#### PROVIDED RECORDS ####
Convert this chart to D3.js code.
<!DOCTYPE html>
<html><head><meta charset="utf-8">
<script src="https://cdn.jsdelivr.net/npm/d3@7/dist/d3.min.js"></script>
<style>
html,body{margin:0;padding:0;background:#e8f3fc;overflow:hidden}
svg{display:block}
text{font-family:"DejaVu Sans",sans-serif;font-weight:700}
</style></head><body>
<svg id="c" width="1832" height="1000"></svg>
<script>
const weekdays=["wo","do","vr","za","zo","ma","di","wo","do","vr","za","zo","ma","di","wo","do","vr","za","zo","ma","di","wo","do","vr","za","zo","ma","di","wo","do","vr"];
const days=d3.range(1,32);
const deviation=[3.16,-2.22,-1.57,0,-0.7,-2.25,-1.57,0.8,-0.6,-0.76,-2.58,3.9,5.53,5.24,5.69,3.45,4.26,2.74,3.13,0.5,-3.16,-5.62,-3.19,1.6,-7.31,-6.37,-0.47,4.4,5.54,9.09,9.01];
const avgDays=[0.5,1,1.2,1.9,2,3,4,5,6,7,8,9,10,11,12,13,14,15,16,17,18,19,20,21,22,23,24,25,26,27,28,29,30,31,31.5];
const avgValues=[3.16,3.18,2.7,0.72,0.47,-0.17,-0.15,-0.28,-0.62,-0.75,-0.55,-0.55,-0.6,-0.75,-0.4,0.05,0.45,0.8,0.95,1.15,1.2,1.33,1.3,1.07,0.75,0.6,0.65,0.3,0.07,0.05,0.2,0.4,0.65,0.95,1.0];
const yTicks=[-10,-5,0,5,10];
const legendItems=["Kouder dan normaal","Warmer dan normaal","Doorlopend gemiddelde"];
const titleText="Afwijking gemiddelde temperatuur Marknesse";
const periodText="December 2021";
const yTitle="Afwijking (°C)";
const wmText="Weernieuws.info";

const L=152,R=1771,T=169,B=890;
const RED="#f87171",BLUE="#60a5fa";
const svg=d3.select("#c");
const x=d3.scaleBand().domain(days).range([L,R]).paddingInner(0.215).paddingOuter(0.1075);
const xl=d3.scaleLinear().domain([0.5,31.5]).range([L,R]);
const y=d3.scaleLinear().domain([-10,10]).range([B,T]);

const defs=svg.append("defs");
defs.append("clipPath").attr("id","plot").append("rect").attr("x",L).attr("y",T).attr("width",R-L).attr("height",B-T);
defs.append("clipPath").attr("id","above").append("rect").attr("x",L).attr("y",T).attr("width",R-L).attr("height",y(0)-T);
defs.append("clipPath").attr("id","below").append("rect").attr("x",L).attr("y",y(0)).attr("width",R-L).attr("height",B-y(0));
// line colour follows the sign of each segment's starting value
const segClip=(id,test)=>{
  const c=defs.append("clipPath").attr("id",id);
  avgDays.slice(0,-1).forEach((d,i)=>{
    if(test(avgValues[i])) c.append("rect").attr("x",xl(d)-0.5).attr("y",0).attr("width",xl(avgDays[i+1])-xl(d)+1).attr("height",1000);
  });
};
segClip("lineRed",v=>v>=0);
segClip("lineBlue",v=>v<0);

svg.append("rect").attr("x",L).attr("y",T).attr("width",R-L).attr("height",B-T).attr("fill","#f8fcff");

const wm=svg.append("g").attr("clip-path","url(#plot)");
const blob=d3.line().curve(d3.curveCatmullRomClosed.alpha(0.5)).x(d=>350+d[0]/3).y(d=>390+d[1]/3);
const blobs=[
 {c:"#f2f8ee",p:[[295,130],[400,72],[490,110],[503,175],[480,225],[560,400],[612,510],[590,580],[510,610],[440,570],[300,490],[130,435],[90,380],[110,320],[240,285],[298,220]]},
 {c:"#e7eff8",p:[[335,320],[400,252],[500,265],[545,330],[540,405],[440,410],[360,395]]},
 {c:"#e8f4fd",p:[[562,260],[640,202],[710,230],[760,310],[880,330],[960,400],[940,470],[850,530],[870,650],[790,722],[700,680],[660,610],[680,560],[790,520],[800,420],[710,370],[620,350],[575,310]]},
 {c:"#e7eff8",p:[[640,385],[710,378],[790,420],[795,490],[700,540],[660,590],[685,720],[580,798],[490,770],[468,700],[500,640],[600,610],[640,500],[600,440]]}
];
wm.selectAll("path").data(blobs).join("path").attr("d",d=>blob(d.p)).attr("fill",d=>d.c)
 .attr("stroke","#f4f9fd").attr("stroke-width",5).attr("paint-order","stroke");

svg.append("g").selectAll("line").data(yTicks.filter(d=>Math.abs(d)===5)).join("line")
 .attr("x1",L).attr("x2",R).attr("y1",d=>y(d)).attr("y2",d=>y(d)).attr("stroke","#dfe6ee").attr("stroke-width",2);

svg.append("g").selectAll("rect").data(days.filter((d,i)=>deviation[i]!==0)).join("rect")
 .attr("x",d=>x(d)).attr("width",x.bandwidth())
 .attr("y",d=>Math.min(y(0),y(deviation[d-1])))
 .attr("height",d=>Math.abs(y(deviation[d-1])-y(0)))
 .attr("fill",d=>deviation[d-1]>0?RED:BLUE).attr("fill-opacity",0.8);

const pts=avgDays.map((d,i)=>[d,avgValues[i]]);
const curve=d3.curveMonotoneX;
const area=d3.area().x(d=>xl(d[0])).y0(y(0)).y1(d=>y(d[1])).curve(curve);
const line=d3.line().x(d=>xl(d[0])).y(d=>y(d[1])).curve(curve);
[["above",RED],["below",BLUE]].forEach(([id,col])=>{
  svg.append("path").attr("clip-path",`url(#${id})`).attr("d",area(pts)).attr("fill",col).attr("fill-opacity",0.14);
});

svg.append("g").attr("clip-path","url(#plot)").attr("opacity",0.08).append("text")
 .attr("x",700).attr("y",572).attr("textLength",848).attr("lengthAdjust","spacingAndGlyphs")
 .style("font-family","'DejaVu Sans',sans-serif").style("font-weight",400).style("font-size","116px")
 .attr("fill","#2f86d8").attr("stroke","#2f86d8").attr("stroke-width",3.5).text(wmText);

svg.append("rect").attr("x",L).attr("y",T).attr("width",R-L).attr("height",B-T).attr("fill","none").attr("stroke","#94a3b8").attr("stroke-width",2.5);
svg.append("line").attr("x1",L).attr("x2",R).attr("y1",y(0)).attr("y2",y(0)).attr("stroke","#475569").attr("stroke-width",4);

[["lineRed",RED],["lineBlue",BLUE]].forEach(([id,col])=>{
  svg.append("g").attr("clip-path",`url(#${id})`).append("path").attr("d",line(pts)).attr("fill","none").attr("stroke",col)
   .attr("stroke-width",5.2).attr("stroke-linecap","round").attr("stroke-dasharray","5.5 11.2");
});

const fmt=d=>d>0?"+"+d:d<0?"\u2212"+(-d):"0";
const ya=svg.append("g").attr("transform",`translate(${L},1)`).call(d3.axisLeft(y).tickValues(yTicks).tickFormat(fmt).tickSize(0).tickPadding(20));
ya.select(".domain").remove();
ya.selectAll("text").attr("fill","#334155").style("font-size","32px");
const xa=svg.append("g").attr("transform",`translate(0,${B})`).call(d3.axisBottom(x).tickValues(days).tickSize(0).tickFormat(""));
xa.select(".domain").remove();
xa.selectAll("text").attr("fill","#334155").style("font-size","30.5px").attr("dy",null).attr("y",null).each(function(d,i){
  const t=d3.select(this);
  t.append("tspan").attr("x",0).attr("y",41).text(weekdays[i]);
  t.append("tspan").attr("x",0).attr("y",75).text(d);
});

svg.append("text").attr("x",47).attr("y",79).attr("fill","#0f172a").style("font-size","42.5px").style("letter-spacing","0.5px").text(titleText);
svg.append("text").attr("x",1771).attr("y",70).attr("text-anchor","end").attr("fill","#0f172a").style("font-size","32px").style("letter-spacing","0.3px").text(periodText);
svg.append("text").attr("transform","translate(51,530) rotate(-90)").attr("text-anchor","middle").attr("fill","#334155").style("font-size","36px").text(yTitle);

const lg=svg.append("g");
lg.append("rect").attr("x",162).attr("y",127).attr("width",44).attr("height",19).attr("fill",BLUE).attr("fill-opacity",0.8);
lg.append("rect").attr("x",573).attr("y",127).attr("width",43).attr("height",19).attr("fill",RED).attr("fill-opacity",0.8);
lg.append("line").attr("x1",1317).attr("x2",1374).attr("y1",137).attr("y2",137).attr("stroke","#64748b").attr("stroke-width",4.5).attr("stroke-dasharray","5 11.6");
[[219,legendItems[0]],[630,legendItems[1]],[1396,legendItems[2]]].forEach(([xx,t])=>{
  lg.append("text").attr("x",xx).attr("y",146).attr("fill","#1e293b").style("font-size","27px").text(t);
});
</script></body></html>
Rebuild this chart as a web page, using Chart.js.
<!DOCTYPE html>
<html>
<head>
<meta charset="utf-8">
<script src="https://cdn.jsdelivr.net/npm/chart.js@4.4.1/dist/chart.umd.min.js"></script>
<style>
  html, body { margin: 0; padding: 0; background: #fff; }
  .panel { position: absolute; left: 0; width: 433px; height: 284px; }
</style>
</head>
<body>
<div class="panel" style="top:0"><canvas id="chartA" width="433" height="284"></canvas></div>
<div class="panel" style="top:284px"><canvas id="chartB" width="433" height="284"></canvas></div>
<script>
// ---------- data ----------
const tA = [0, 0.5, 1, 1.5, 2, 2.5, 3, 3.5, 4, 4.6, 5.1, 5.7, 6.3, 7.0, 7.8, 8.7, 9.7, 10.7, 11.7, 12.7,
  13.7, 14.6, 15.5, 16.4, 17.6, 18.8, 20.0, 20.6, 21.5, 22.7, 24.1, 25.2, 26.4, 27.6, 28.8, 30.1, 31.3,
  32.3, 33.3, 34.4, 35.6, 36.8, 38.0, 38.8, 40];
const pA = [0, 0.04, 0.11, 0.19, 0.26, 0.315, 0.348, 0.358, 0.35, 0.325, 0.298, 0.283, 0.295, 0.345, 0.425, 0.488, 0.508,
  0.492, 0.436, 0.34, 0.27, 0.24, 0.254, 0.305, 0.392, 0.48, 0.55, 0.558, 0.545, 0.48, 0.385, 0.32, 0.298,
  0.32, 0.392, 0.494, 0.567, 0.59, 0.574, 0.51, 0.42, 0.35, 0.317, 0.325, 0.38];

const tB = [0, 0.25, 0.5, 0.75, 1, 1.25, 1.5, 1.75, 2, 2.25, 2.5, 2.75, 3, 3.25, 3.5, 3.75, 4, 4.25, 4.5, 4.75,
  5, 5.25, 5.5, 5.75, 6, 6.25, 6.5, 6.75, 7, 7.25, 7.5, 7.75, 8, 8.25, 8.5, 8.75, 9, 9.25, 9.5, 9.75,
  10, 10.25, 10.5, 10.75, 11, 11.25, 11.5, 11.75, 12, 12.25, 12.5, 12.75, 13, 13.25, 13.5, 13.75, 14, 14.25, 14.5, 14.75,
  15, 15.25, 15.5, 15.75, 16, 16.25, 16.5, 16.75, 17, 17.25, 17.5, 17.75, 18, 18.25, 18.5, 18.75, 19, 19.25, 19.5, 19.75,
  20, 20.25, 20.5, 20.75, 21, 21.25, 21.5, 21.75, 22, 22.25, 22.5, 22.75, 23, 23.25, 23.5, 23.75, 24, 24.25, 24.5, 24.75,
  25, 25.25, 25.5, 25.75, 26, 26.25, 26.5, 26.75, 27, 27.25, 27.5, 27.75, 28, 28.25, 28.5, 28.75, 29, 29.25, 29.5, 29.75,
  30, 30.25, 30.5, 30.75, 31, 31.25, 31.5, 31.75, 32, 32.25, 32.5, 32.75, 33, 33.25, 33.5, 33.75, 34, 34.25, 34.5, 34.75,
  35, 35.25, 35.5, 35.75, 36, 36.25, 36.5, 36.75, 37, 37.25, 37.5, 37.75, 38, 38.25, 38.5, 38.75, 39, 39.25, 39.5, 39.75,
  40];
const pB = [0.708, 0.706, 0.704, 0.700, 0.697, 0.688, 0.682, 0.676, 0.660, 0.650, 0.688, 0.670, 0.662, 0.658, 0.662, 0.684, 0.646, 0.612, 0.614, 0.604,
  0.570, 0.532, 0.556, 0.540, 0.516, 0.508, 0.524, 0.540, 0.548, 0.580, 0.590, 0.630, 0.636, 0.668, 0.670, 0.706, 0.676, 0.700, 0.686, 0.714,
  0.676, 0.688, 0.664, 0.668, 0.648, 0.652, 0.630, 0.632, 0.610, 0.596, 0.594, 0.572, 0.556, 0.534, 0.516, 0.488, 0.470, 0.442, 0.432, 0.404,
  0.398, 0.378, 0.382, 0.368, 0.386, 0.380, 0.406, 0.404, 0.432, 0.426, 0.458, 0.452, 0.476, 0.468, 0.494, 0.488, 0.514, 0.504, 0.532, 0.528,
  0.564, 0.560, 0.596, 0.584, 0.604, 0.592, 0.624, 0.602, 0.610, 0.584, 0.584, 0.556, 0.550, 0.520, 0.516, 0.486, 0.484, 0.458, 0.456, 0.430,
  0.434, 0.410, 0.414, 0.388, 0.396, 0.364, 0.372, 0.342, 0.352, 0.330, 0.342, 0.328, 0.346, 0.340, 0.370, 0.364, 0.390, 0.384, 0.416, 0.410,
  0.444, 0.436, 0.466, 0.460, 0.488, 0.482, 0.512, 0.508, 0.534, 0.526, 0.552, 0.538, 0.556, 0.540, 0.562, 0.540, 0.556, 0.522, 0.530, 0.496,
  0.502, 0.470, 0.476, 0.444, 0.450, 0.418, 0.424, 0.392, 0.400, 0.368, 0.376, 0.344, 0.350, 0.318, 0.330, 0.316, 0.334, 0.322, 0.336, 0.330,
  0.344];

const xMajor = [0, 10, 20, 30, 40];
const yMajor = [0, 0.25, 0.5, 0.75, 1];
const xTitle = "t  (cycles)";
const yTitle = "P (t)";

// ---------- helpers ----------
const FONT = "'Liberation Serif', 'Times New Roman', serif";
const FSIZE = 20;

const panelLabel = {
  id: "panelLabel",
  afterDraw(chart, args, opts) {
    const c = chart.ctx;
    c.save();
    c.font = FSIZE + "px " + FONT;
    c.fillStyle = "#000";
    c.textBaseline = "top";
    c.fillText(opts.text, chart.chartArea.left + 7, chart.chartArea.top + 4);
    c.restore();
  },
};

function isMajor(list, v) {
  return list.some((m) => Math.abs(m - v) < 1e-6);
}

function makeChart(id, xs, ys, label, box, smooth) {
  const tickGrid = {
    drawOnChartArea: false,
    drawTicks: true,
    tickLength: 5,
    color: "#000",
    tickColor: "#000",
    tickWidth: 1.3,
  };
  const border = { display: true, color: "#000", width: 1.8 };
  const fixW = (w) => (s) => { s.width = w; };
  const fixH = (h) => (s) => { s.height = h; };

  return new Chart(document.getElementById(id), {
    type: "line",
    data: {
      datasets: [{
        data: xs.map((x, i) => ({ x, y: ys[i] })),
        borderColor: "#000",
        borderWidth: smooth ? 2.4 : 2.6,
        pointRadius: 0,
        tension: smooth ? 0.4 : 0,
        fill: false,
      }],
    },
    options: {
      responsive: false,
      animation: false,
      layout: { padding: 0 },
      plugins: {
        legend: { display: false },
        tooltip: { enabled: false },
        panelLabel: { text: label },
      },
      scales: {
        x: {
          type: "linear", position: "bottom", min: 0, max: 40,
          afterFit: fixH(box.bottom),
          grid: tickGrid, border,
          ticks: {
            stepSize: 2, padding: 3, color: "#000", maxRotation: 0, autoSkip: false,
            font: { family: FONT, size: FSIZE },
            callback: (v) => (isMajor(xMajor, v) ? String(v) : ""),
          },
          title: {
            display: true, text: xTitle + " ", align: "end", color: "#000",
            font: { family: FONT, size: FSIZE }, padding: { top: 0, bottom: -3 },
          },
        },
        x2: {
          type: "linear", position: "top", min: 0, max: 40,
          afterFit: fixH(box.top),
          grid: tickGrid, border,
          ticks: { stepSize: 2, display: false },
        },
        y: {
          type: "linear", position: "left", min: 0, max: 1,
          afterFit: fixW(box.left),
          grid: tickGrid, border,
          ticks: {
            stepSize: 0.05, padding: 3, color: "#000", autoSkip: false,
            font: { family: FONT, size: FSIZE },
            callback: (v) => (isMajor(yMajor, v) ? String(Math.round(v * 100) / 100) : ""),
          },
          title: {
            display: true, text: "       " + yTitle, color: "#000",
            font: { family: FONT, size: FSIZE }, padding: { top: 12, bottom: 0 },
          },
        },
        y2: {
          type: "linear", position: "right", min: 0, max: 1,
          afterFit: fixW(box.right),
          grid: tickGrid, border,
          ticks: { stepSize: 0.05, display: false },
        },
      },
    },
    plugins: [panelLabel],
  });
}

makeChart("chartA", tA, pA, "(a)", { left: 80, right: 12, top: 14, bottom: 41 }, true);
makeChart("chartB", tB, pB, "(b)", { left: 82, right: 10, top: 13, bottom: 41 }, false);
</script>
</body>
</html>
####
- [EXERCISE PROMPT]:
Look through the entries above and list every line containing "this".

- [EXERCISE RESULT]:
Convert this chart to D3.js code.
  const t=d3.select(this);
Rebuild this chart as a web page, using Chart.js.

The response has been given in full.